Second, even if a filter were designed that had acceptable phase shift within the PBI, as in the case of the negative current component employed by Lorenz, high frequency zero sequence feedback signals within the PBI are typically characterized by a complicated harmonic spectrum. In this regard, see FIG. 9 which illustrates an exemplary zero sequence voltage feedback signal Vzs. In FIG. 9 the ratio of carrier frequency to high injected signal frequency is approximately 14 to 1. Thus, if the carrier frequency was 2800 Hz, the injected frequency would be approximately 200 Hz. Hereinafter an injected frequency of 200 Hz will be assumed unless indicated otherwise.

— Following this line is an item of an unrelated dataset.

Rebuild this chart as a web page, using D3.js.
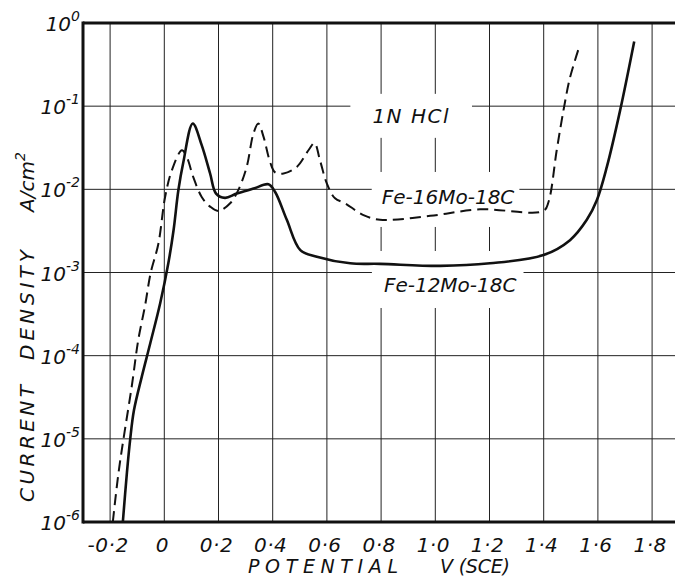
<!DOCTYPE html>
<html><head><meta charset="utf-8">
<script src="https://cdn.jsdelivr.net/npm/d3@7/dist/d3.min.js"></script>
<style>
body{margin:0;background:#fff}
svg{display:block}
text{font-family:"DejaVu Sans",sans-serif;font-style:italic;fill:#111}
</style>
</head><body>
<svg id="c" width="675" height="580"></svg>
<script>
// ---- data ----
const xTickValues = [-0.2, 0, 0.2, 0.4, 0.6, 0.8, 1.0, 1.2, 1.4, 1.6, 1.8];
const xTickLabels = ["-0·2", "0", "0·2", "0·4", "0·6", "0·8", "1·0", "1·2", "1·4", "1·6", "1·8"];
const yTickExponents = [0, -1, -2, -3, -4, -5, -6];

// Fe-12Mo-18C (solid)
const fe12Potential = [-0.153, -0.138, -0.126, -0.112, -0.083, -0.052, -0.015, 0.015, 0.034, 0.052, 0.070, 0.105, 0.138, 0.169, 0.191, 0.224, 0.267, 0.329, 0.384, 0.409, 0.452, 0.502, 0.563, 0.686, 0.796, 1.018, 1.202, 1.399, 1.497, 1.559, 1.596, 1.633, 1.682, 1.734];
const fe12Current   = [1.0e-6, 3.9e-6, 9.8e-6, 2.2e-5, 5.6e-5, 1.4e-4, 4.3e-4, 1.3e-3, 3.2e-3, 9.8e-3, 2.1e-2, 6.2e-2, 3.4e-2, 1.55e-2, 8.9e-3, 7.9e-3, 8.9e-3, 1.02e-2, 1.15e-2, 9.3e-3, 4.3e-3, 1.86e-3, 1.55e-3, 1.29e-3, 1.27e-3, 1.2e-3, 1.29e-3, 1.62e-3, 2.45e-3, 4.3e-3, 7.4e-3, 1.86e-2, 8.9e-2, 0.6];

// Fe-16Mo-18C (dashed)
const fe16Potential = [-0.19, -0.169, -0.151, -0.12, -0.096, -0.071, -0.05, -0.022, 0.003, 0.028, 0.065, 0.083, 0.107, 0.138, 0.169, 0.2, 0.243, 0.273, 0.304, 0.329, 0.347, 0.366, 0.391, 0.409, 0.44, 0.489, 0.532, 0.554, 0.575, 0.6, 0.63, 0.667, 0.735, 0.796, 0.981, 1.165, 1.399, 1.418, 1.448, 1.473, 1.497, 1.528];
const fe16Current   = [1.0e-6, 3.9e-6, 9.8e-6, 4.3e-5, 1.55e-4, 4.0e-4, 1.0e-3, 2.2e-3, 8.1e-3, 1.7e-2, 2.95e-2, 2.45e-2, 1.4e-2, 8.1e-3, 6.2e-3, 5.5e-3, 6.8e-3, 9.8e-3, 1.86e-2, 4.7e-2, 6.2e-2, 4.3e-2, 2.1e-2, 1.6e-2, 1.55e-2, 1.86e-2, 2.95e-2, 3.6e-2, 2.2e-2, 1.17e-2, 7.8e-3, 6.8e-3, 4.9e-3, 4.3e-3, 4.8e-3, 5.75e-3, 5.5e-3, 7.1e-3, 2.95e-2, 8.9e-2, 0.22, 0.48];

const labelTexts = ["1N HCl", "Fe-16Mo-18C", "Fe-12Mo-18C"];
const labelPotentials = [0.911, 1.047, 1.055];
const labelCurrents = [0.063, 6.67e-3, 5.83e-4];

// ---- layout ----
const svg = d3.select("#c");
const mLeft = 83, mTop = 23, mBottom = 522, W = 675;
const x = d3.scaleLinear().domain([-0.3, 1.9]).range([mLeft, mLeft + 2.2 * 271]);
const y = d3.scaleLog().domain([1e-6, 1]).range([mBottom, mTop]);

// grid
const g = svg.append("g");
g.selectAll("line.v").data(xTickValues).join("line").attr("class", "v")
  .attr("x1", d => x(d)).attr("x2", d => x(d))
  .attr("y1", mTop).attr("y2", mBottom)
  .attr("stroke", "#222").attr("stroke-width", 1);
g.selectAll("line.h").data(yTickExponents).join("line").attr("class", "h")
  .attr("x1", mLeft).attr("x2", W)
  .attr("y1", d => y(Math.pow(10, d))).attr("y2", d => y(Math.pow(10, d)))
  .attr("stroke", "#222").attr("stroke-width", 1);

// label masks + labels
const pads = [[22, 10, 22, 10], [10, 13, 5, 18], [12, 22, 7, 11]]; // l, t, r, b
const lab = svg.append("g");
labelTexts.forEach((t, i) => {
  const txt = lab.append("text")
    .attr("x", x(labelPotentials[i])).attr("y", y(labelCurrents[i]))
    .attr("text-anchor", "middle").attr("font-size", 20)
    .attr("letter-spacing", i === 0 ? 1.5 : 0)
    .text(t);
  const bb = txt.node().getBBox();
  const p = pads[i];
  lab.insert("rect", "text")
    .attr("x", bb.x - p[0]).attr("y", bb.y - p[1])
    .attr("width", bb.width + p[0] + p[2]).attr("height", bb.height + p[1] + p[3])
    .attr("fill", "#fff");
});

// clip
svg.append("clipPath").attr("id", "clip").append("rect")
  .attr("x", mLeft).attr("y", mTop).attr("width", W - mLeft).attr("height", mBottom - mTop);

const line = d3.line().x(d => x(d[0])).y(d => y(d[1])).curve(d3.curveCatmullRom.alpha(0.5));
const fe12 = fe12Potential.map((v, i) => [v, fe12Current[i]]);
const fe16 = fe16Potential.map((v, i) => [v, fe16Current[i]]);

svg.append("path").attr("d", line(fe16)).attr("clip-path", "url(#clip)")
  .attr("fill", "none").attr("stroke", "#111").attr("stroke-width", 2)
  .attr("stroke-dasharray", "11,6");
svg.append("path").attr("d", line(fe12)).attr("clip-path", "url(#clip)")
  .attr("fill", "none").attr("stroke", "#111").attr("stroke-width", 2.6);

// frame
svg.append("line").attr("x1", mLeft).attr("x2", mLeft).attr("y1", mTop - 1.5).attr("y2", mBottom + 1.5)
  .attr("stroke", "#111").attr("stroke-width", 3);
svg.append("line").attr("x1", mLeft).attr("x2", W).attr("y1", mTop).attr("y2", mTop)
  .attr("stroke", "#111").attr("stroke-width", 3);
svg.append("line").attr("x1", mLeft).attr("x2", W).attr("y1", mBottom).attr("y2", mBottom)
  .attr("stroke", "#111").attr("stroke-width", 3);

// x tick labels
svg.append("g").selectAll("text").data(xTickValues).join("text")
  .attr("x", d => x(d) - 2).attr("y", 552)
  .attr("text-anchor", "middle").attr("font-size", 20)
  .attr("letter-spacing", 0.5)
  .text((d, i) => xTickLabels[i]);

// y tick labels
const yl = svg.append("g").selectAll("text").data(yTickExponents).join("text")
  .attr("x", 80).attr("y", d => y(Math.pow(10, d)) + 8)
  .attr("text-anchor", "end").attr("font-size", 20);
yl.append("tspan").text("10");
yl.append("tspan").attr("dy", -10).attr("font-size", 14).text(d => d === 0 ? "0" : "-" + Math.abs(d));

// axis titles
const xt = [["POTENTIAL", 248, 150], ["V (SCE)", 440, 70]];
xt.forEach(([t, x0, w]) => {
  svg.append("text").attr("x", x0).attr("y", 573).attr("font-size", 19)
    .attr("textLength", w).attr("lengthAdjust", "spacing").text(t);
});
const yt = [["CURRENT", 502, 117], ["DENSITY", 360, 110]];
yt.forEach(([t, y0, w]) => {
  svg.append("text").attr("transform", `translate(34,${y0}) rotate(-90)`)
    .attr("font-size", 20).attr("textLength", w).attr("lengthAdjust", "spacing").text(t);
});
const au = svg.append("text").attr("transform", "translate(34,212) rotate(-90)").attr("font-size", 20);
au.append("tspan").text("A/cm");
au.append("tspan").attr("dy", -9).attr("font-size", 14).text("2");
</script>
</body></html>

FIG. 4 includes a graph illustrating an exemplary frequency spectrum that was generated for a zero sequence voltage feedback signal like signal Vzs illustrated in FIG. 9. The portion of the frequency spectrum illustrated only includes the frequencies within a PBI centered on a 200 Hz injected frequency (e.g., from approximately 196 to 204 Hz) where the fundamental stator frequency was 0.5781 Hz. In FIG. 4, spike 500 corresponds to the injected frequency component (e.g., 200 Hz), spike 502 corresponds to the high frequency first harmonic component (e.g., 199.4219 Hz), spike 504 corresponds to the high frequency second harmonic component and spike 506 corresponds to the high frequency fourth harmonic. Clearly, within PBI 514, high frequency first harmonic component 502 is dominated by the injected frequency component 500, the high frequency second harmonic component 504 and the high frequency fourth harmonic component 506. In fact, the dominant second harmonic component 504 has an amplitude that is more than 20 times the amplitude of the high frequency first harmonic component 502.
Referring again to FIG. 4, relative amplitudes of the high frequency harmonic components within the PBI complicate the task of extracting the high frequency first harmonic. In addition, the close spatial proximities of the high frequency components, particularly at low frequencies, render it impractical to isolate the high frequency first harmonic component using a single high order band pass filter.